Safavid artists also excelled in carpet design, ceramics, metalwork, and textile production. Persian carpets from this period remain among the most admired works of decorative art ever created.

The Mughal Empire After 1600: Observation and Naturalism

The Mughal Empire emerged in India through the descendants of Timur and inherited much of the Timurid artistic tradition.

Yet Mughal art evolved in a unique direction.

Unlike many earlier Persian traditions, Mughal artists developed a remarkable interest in observation and naturalism. Court painters produced detailed studies of animals, plants, birds, landscapes, and historical events with astonishing precision.

Under rulers such as Akbar, Jahangir, and Shah Jahan, artistic workshops became centers of innovation where Persian, Indian, and European influences converged.

The Mughal fascination with the natural world resulted in some of the most scientifically observant artworks produced before modern photography.

Ottoman and Safavid Art After 1600: New Identities, Shared Heritage

By the seventeenth century, the Ottoman and Safavid empires had developed distinct visual identities.

The Ottomans increasingly emphasized decorative abstraction, floral ornament, and architectural grandeur, while the Safavids continued to cultivate figurative painting, luxury textiles, and manuscript production.

Despite political rivalries, both empires shared a common artistic ancestry rooted in Timurid traditions. Modern scholarship increasingly highlights the interconnected nature of Ottoman, Safavid, and Mughal artistic production, revealing extensive exchanges of artists, motifs, techniques, and ideas.

The Qajar Period: Tradition Meets Modernity

The Qajar dynasty (1789–1925) introduced a new chapter in Iranian art.

Qajar painters embraced large-scale portraiture, royal imagery, and increasingly naturalistic representation. European artistic influences became more visible, yet traditional Persian aesthetics remained central.

The period reflects the complex dialogue between tradition and modernity that characterized much of the nineteenth century across the Islamic world.

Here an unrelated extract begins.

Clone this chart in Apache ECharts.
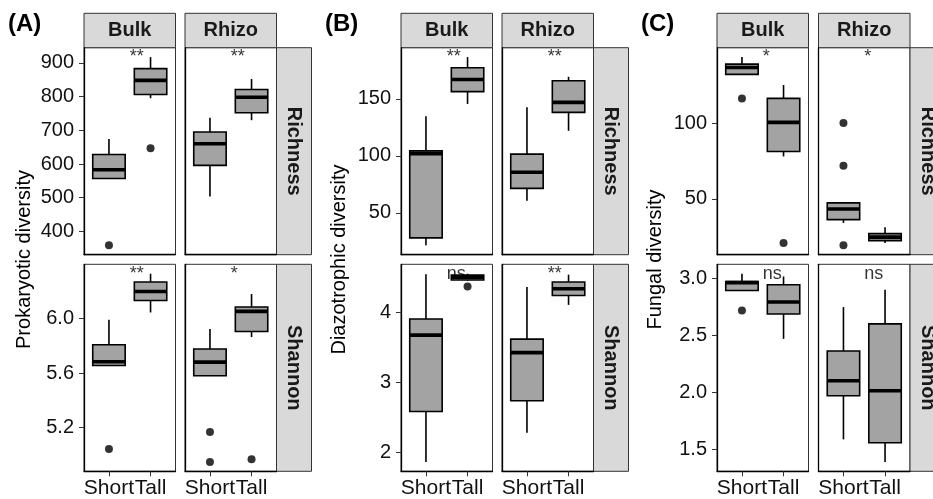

Geometry, Calligraphy, and the Search for Infinity

Across all these dynasties, certain artistic principles remained remarkably consistent.

Geometry

Islamic artists developed some of the most sophisticated geometric systems in human history. Through symmetry, repetition, and mathematical precision, geometry became a visual expression of cosmic order.

Calligraphy

The written word occupied a privileged position within Islamic culture. Calligraphy transformed language into visual art, elevating writing to a sacred practice.

Ornament

Arabesques and vegetal forms symbolized growth, continuity, and the infinite nature of creation.

Architecture

Mosques, palaces, gardens, and madrasas became spaces where mathematics, engineering, spirituality, and aesthetics converged.

Conclusion

Islamic art is often described through its visual beauty, but its deeper significance lies in its intellectual ambition.

The Ilkhanids, Timurids, Ottomans, Safavids, Mughals, and Qajars created artistic traditions that were simultaneously spiritual, scientific, poetic, and political.

Their artists were not merely decorators of empire. They were architects of knowledge.

Through manuscripts, textiles, ceramics, carpets, architecture, calligraphy, and painting, they constructed visual systems capable of expressing profound ideas about order, faith, memory, power, and the nature of the universe itself.

Today, Islamic art remains one of humanity’s greatest artistic achievements—not simply because of its beauty, but because it demonstrates how art can serve as a bridge between mathematics and spirituality, between history and imagination, and between the earthly and the infinite.